Utter suggests that the actor needs to connect to the underlying need. But the character’s underlying need only compels them to take action with urgency. They simply cannot be in an attempt of solving the problem AND be thinking about the underlying need at the same time. Furthermore, the underlying need is the character’s, not the actors. But more importantly, the current problem always outweighs anything else (even the higher need). In Meisner’s words ‘that which hinders your task IS your task’, or in other words we focus on the task (another translation of the word zadacha) at hand, because it’s immediacy demands more focus than the long term goal.
Utter believes that As-Iffing is similar to Uta Hagen’s ‘substitution’, which she later renamed ‘transference’ just as Utter does, but it isn’t the same thing. It simply provides us with a way to compel us. I think this is where Mr Utter’s lack of Practical Aesthetics training shows, because this is where his actual practical training is lacking. The actor uses ‘As If’ exercises to develop in the body the habit of performing the action with the size, speed, tempo, rhythm and compulsion provided by the As If situation. When this is habituated, the actor does not need to care for the character’s cares, they are imbued into their actions through habituation in rehearsal.
You do not need to care about the scene. You need to habituate the necessity, the need, or what the care/stakes DOES to the way that you perform the actions of the character. Once habituated, it’s not something that you need to worry about any more.

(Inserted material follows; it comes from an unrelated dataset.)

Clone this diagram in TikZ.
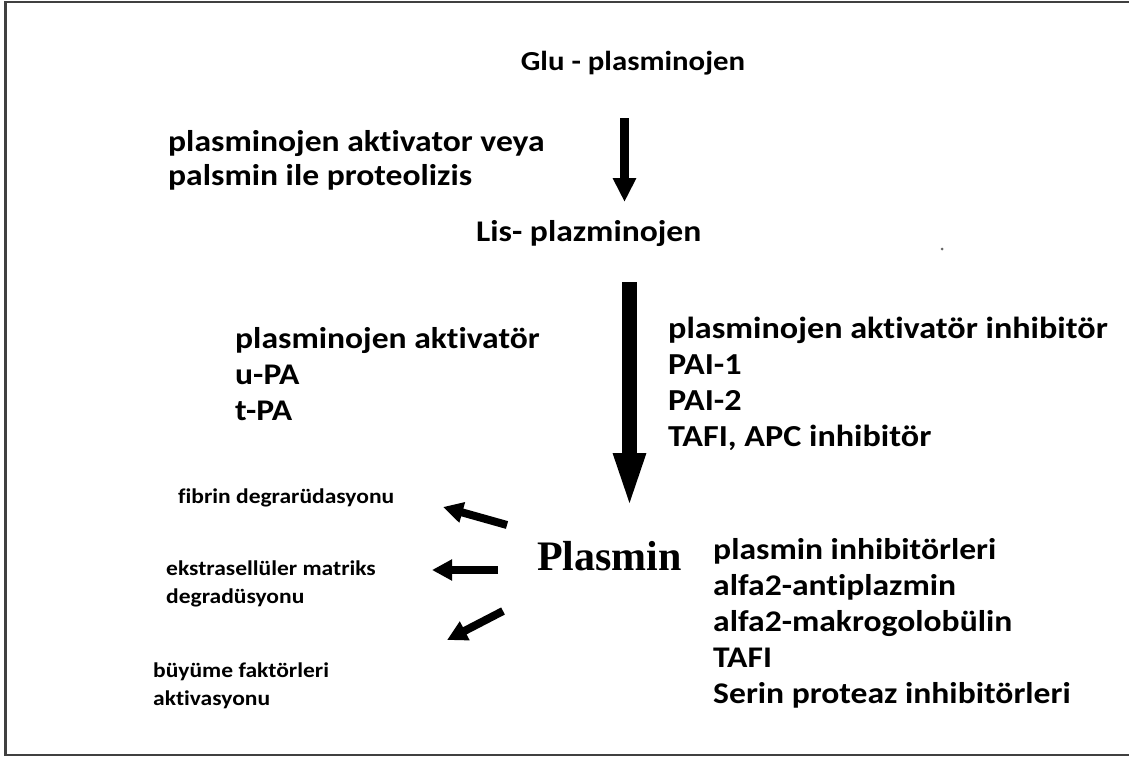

The problem is that the actor NEVER need care about their character’s needs. We do not need to care about the needs of fictional people, since they do not exist, but what we do need to do, as Utter suggests, is to compel the actor to how the ‘care’ drives the character’s actions, and therefore their own.
The final part of Mr Utter’s problem with Practical Aesthetics is a little bit vague, so it’s somewhat difficult to dechiper. It attends to Utter’s solution, and essentially, it lets the reader know why his school, and his way of working, solves this problem and is therefore more appropriate to the actor than Practical Aesthetics. Having not really understood As Iffing, not really understood Practical Aesthetics, his solution may well work, but it has nothing to do with a criticism of Practical Aesthetics. So whilst Utter’s criticism of Practical Aesthetics is wrong and misguided, he doesn’t really explain how he resolves it. It’s something to do with finding and naming what it is that the person gives you that you cannot do without. Why you care about the person enough to want to achieve the goal. These are taken care of in the ‘Why Now’ and ‘What if You Don’t’ of As-Iffing. The As If is a point of departure, a reference point or a way of understanding the content. I can’t make head nor tail of Utter’s vague technique for naming ‘what a brother means to you’, nor can I see that it has anything at all to do with the scene you are playing.
If Mr Utter reads this sometime, it would be great if he could go into more detail. His criticism is quite well thought through, it’s just a shame that his conclusion is weak and difficult to make any sense of. It seems the least practical part of his entire very articulate and intelligently written blog post is his solution.